Relatively little science has been done on the highest mountains, because they're so hostile and inaccessible.

But a documentary to be released this week, made by the independent British film-maker Richard Heap, with support from the United Nations Environment Programme (Unep), shows anecdotal evidence that the Himalayas are changing.

At an altitude of over 4,000m, the crew found a vast glacier lake, which according to their maps, had not been there a few decades before. There had, though, been a glacier.

They also found large tracts of ice which were, in mountaineers' terms, "rotten" - wetter, and less stable than they had been on previous expeditions decades earlier.

Carbon cuts

The Nepalese environmental group Pro Public is leading the Himalayas campaign to Unesco, and it is concerned about more than natural beauty.

Glacier lakes can overflow, sending sudden massive torrents of water down populated river beds.


The Himalayas are a climatologically very complex area - there's a lot of variability in the climate system that tends to obscure what might be a climate change signal

Mark New, Oxford University
In the long term, there are also concerns for south Asia's water users.

Himalayan ice melts into the waters of major rivers such as the Ganges, the Indus, and the Brahmaputra; as the ice disappears, so may substantial portions of south Asia's water supply.

"We are the least developed countries and we don't have many resources," said Prakash Sharma, executive director of Pro Public.

"And also, the Nepalese are not responsible for what's happening there - maybe we might be a little bit responsible, but I think [it is] the global phenomenon of climate change.

"The parties to this convention have agreed to protect the World Heritage Site because it is the unique part of the world, and we need to protect it."

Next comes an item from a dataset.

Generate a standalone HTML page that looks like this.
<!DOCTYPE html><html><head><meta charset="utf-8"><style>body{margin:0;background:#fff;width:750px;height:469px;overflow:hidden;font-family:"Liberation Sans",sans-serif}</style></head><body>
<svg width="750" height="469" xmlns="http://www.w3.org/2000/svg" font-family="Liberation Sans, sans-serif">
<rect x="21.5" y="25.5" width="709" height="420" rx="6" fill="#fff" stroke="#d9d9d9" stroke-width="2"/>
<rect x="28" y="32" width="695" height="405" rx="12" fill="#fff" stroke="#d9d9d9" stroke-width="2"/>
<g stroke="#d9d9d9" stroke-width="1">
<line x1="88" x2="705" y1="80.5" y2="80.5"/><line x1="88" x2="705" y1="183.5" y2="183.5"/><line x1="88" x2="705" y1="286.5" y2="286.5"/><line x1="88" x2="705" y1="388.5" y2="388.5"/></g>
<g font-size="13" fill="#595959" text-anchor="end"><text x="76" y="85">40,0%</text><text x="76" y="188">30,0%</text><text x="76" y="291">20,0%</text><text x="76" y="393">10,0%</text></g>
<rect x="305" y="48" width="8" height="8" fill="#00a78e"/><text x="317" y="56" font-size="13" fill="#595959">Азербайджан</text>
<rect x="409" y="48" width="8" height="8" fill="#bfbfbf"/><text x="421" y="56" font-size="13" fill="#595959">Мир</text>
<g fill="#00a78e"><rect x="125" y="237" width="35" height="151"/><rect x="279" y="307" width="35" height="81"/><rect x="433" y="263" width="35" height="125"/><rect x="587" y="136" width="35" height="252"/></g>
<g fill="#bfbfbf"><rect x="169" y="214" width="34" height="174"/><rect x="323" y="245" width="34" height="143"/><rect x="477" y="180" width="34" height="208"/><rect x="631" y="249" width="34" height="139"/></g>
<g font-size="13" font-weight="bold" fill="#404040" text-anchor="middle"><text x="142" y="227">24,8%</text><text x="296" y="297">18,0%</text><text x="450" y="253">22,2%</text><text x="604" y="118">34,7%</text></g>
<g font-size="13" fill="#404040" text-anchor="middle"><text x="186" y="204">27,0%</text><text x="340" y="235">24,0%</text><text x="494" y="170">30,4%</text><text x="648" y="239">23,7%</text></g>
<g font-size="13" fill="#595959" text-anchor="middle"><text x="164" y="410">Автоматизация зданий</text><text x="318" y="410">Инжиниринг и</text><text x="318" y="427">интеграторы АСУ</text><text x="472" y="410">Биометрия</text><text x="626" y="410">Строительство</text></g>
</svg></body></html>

After Unesco receives its three dossiers, it can if it wishes set up inquiries into what is happening in Sagarmatha, Huascaran and the Belize reef.

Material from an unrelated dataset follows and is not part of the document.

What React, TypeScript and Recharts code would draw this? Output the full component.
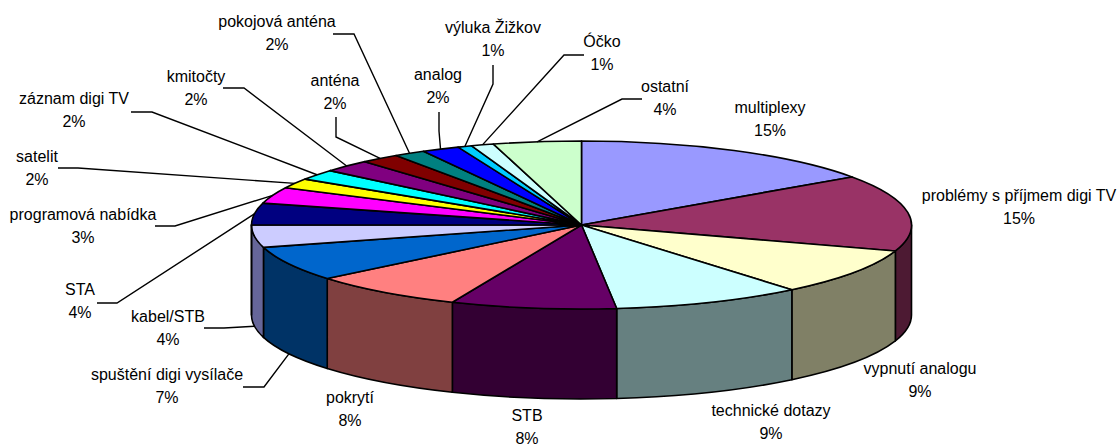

It can then demand action from member states, including limits on carbon dioxide.

Symbolic stick

The organisation would, though, first have to prove that what is happening is undeniably down to global climate change - which, in the Himalayas at least, might be difficult.

"At the moment it's not possible," said Mark New.

"The Himalayas are a climatologically very complex area - there's a lot of variability in the climate system that tends to obscure what might be a climate change signal."

Even if Unesco did command the big emitters to make big cuts, there is nothing in the World Heritage Convention which could force them to comply - rather like Kyoto itself, the convention is long on good intentions, but lacks a big punitive stick.

Even so, a strong judgement would have important symbolic value.

"It's very important that Unesco says that the legal obligation of parties to the World Heritage Convention will not be complied with unless greenhouse gas emissions are cut," said Peter Roderick.

"Because you have an obligation to pass these sites on to future generations; and if we cannot do it for the best parts of the planet, then - what kind of species are we?"